Nigeria’s state oil company NNPC has banned 113 oil tankers from the country’s waters, citing a directive from President Muhammadu Buhari.
The vessels, which include mainly VLCC crude oil tankers, are banned from calling at Nigerian crude oil terminals and also from Nigerian waters with immediate effect, said a letter circulated by NNPC, “pending a notice to the contrary by government”.
The letter, a copy of which was seen by Reuters and which gave no reason for the ban, was dated 15th July. NNPC did not immediately respond to requests for comment.
Since taking office in May, Buhari has been working to fulfil a campaign promise to tackle corruption, particularly in the oil industry. He has dissolved the NNPC board and ordered an investigation into a scheme through which the country swaps crude for oil products such as gasoline.
But some oil traders and vessel owners noted the list included ships that have not called at Nigerian ports for years, as well as several tankers, such as the Happiness, the Huge and the Diona, operated by Iranian group NITC, which has had little business for Nigeria for some time. A sample of 75 vessels on the list showed only around 14 had been to Nigeria or neighbouring countries in the last 180 days.
A trader with a major oil company said there was no obvious reason for the ban, while a source close to operations at Indian oil Corporation, a key buyer of Nigerian crude, said the refiner would definitely be impacted if the list is accurate.
“If the news is correct freight rates could go up and choice of vessels will be limited,” the source said.
India has been a top outlet for Nigerian oil in recent years as its light sweet crudes have been pushed out of the once-dominant destination, the United States, by the shale oil boom.
Some oil majors are attempting to introduce charter party clauses requiring the owner to warrant that the vessel is not subject to any Nigerian bans or restrictions due to failure to report any out-turn figures for prior voyages.

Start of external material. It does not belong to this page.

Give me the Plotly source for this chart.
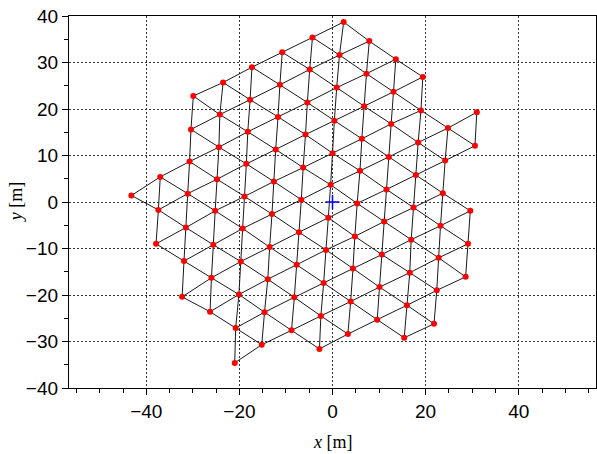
import math
import plotly.graph_objects as go

# Node coordinates [m], read column by column (bottom-left to top-right lattice)
node_x = [
    -43.2,
    -37.0, -37.4, -37.9,
    -29.9, -30.4, -30.7, -31.1, -31.5, -31.9, -32.3,
    -23.5, -24.2, -24.4, -24.8, -25.2, -25.6, -26.0, -26.3,
    -17.3, -17.7, -18.2, -18.5, -18.9, -19.3, -19.7, -20.1, -20.8, -21.0,
    -10.8, -11.3, -11.7, -12.2, -12.6, -13.0, -13.5, -13.9, -14.6, -15.2,
    -4.3, -4.9, -5.4, -5.8, -6.3, -6.7, -7.2, -7.7, -8.2, -8.8,
    2.4, 1.5, 0.9, 0.4, 0.0, -0.4, -0.9, -1.4, -1.9, -2.5, -2.8,
    7.9, 7.3, 6.8, 6.3, 5.9, 5.3, 4.8, 4.4, 3.9, 3.3,
    13.6, 13.1, 12.6, 12.1, 11.6, 11.1, 10.6, 10.1, 9.6,
    19.4, 19.0, 18.4, 17.9, 17.4, 16.9, 16.6, 16.0, 15.4,
    24.8, 24.2, 23.7, 23.2, 22.8, 22.4, 21.8,
    31.0, 30.6, 29.6, 29.1, 28.6,
]
node_y = [
    1.4,
    5.4, -1.7, -9.0,
    22.8, 15.6, 8.7, 1.8, -5.5, -12.7, -20.4,
    25.7, 18.8, 11.8, 4.9, -1.9, -9.2, -16.3, -23.6,
    29.0, 22.0, 15.1, 8.2, 1.2, -5.7, -12.8, -19.9, -27.1, -34.6,
    32.2, 25.2, 18.3, 11.3, 4.4, -2.6, -9.7, -16.6, -23.7, -30.7,
    35.4, 28.5, 21.4, 14.5, 7.4, 0.5, -6.5, -13.5, -20.5, -27.6,
    38.7, 31.6, 24.6, 17.5, 10.5, 3.7, -3.4, -10.3, -17.4, -24.5, -31.6,
    34.6, 27.6, 20.6, 13.6, 6.7, -0.3, -7.4, -14.3, -21.4, -28.4,
    30.7, 23.7, 16.8, 9.7, 2.7, -4.2, -11.3, -18.3, -25.3,
    26.9, 19.7, 12.8, 5.8, -1.2, -8.1, -15.2, -22.2, -29.2,
    15.9, 8.9, 1.9, -5.1, -12.0, -19.0, -26.2,
    19.3, 12.1, -1.9, -9.0, -16.1,
]

# Reference point
ref_x = [0.0]
ref_y = [0.0]

x_ticks = [-40, -20, 0, 20, 40]
y_ticks = [-40, -30, -20, -10, 0, 10, 20, 30, 40]
max_edge = 9.5  # nearest-neighbour links of the triangular mesh

ex, ey = [], []
n = len(node_x)
for i in range(n):
    for j in range(i + 1, n):
        d = math.hypot(node_x[i] - node_x[j], node_y[i] - node_y[j])
        if d < max_edge:
            ex += [node_x[i], node_x[j], None]
            ey += [node_y[i], node_y[j], None]

fig = go.Figure()
fig.add_trace(go.Scatter(x=ex, y=ey, mode="lines",
                         line=dict(color="#1a1a1a", width=1), hoverinfo="skip"))
fig.add_trace(go.Scatter(x=node_x, y=node_y, mode="markers",
                         marker=dict(color="#ff0000", size=6, line=dict(width=0))))
fig.add_trace(go.Scatter(x=ref_x, y=ref_y, mode="markers",
                         marker=dict(symbol="cross-thin", size=10,
                                     line=dict(color="#0000ff", width=1.5))))

tick_font = dict(family="Liberation Sans, Arial, sans-serif", size=19, color="black")
grid_common = dict(showgrid=True, gridcolor="#333333", griddash="2px,2px", gridwidth=1,
                   showline=True, linecolor="black", linewidth=1.2, mirror=True,
                   zeroline=False, ticks="outside", ticklen=6, tickcolor="black",
                   tickfont=tick_font,
                   minor=dict(dtick=5, tick0=0, ticks="outside", ticklen=4,
                              tickcolor="black", showgrid=False))
fig.update_layout(
    width=597, height=454,
    margin=dict(l=69, r=1, t=16, b=66),
    plot_bgcolor="white", paper_bgcolor="white",
    showlegend=False,
    xaxis=dict(range=[-56.6, 56.6], tickvals=x_ticks, **grid_common),
    yaxis=dict(range=[-40, 40], tickvals=y_ticks, **grid_common),
    annotations=[
        dict(text="<i>x</i> [m]", xref="paper", yref="paper", x=0.5, y=-0.145,
             xanchor="center", yanchor="middle", showarrow=False,
             font=dict(family="Liberation Serif, DejaVu Serif, serif", size=18, color="black")),
        dict(text="<i>y</i> [m]", xref="paper", yref="paper", x=-0.1, y=0.5,
             xanchor="center", yanchor="middle", showarrow=False, textangle=-90,
             font=dict(family="Liberation Serif, DejaVu Serif, serif", size=18, color="black")),
    ],
)

fig.write_html("out.html")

INTERTANKO said it had advised members to avoid such a provision.
“Owners whose vessels are blacklisted will have to be careful that they do not commit to trading to Nigeria whilst the threat of detention hangs over them,” said Stephen asking with shipping law firm Tatham Macinnes.
“It is likely further vessels will be subject to the blacklisting,” he said in a note.
Whilst we admire the effort of the new Nigerian regime to tackle corruption, the government must make it clear to everyone as to what is going on and allow legitimate trade to continue.